Background Scleroderma is a disease hallmarked by microangiopathy; the extensive avascular areas developing in the course of the disease are clinically associated with severe tissue hypoxia and the formation of digital ulcers. Tissue oxygenation is further impaired through the development of tissue fibrosis. The proangiogenic factor VEGF is upregulated in all stages of the disease with little effect on efficient neovascularization. Surprisingly, no correlation between the expression of VEGF and HIF-1a could be documented in scleroderma skin biopsies in previous reports.
Objectives The aim of this study was to investigate expression of HIF-1a and VEGF in naive scleroderma patients, and correlate histochemical findings with the capillaroscopic pattern and clinical manifestations.
Methods Skin biopsies from 9 patients with scleroderma (diffuse/ limited) were analysed and compared to 10 normal skin biopsies. Patients were informed prior to the biopsy and gave their consent. Mean age of the patients was 52,22±14,37 yrs, and median duration of the symptoms 28 months [4-120]. Autoantibody profile, capillaroscopic pattern and clinical manifestations, e.g. digital ulcerations, was recorded. Paraffin sections of 3μm were stained with Abs against HIF-1a and VEGF according to standardized protocols.
Results In the normal skin, there were rare immunoreactivecells for HIF-1a. In the dermis there was immunoreactivity of follicular keratinocytes of sweat and sebaceous glands and endothelial cells, in accordance with previously reported data. All skin biopsies from scleroderma patients were HIF-1a-positive. The staining was nuclear and it was observed throughout the keratinocytes of the epidermis. Nuclear expression of HIF-1a was also seen in sweat and sebaceous glands and in dermal inflammatory foci with distinct staining of endothelial cells and scattered staining of lymphocytes.
In the normal skin, immunostaining for VEGF was mainly observed in suprabasal keratinocytes. In the dermis there was immunoreactivity of endothelial cells. In patients with scleroderma, immunostaining of epidermal keratinocytes was seen in all cases. The immunoreactivity was cytoplasmic. Immunostaining was also observed in endothelial cells of the dermis.

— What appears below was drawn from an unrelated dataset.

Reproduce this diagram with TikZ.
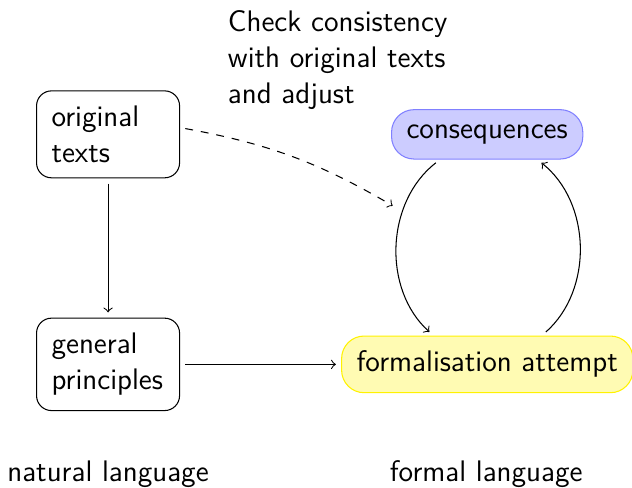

No statistically significant differences in the expression of HIF-1a and VEGF, estimated semiquantitatively by immunohistochemistry, were recorded in patients at different stages at diagnosis according to capillaroscopic and clinical criteria.
Conclusions To date, and despite low pO2 values measured in the skin of patients with systemic sclerosis, no pathophysiological connection could be proven between clinical hypoxia and increased levels of the oxygen-sensitive alpha-subunit of HIF-1. Our study is the first to show potent constitutive expression and accumulation of HIF-1a in the skin of scleroderma patients, even in early stages of the disease. The patients included in this study were treatment-naïve, i.e. had not been previously exposed to any immuno- or vasomodulatory treatment. This observation contributes to the understanding of the pathophysiology of the disease. Further studies are needed in order to characterize downstream modulatory factors, which may interfere with efficient tissue neovascularization.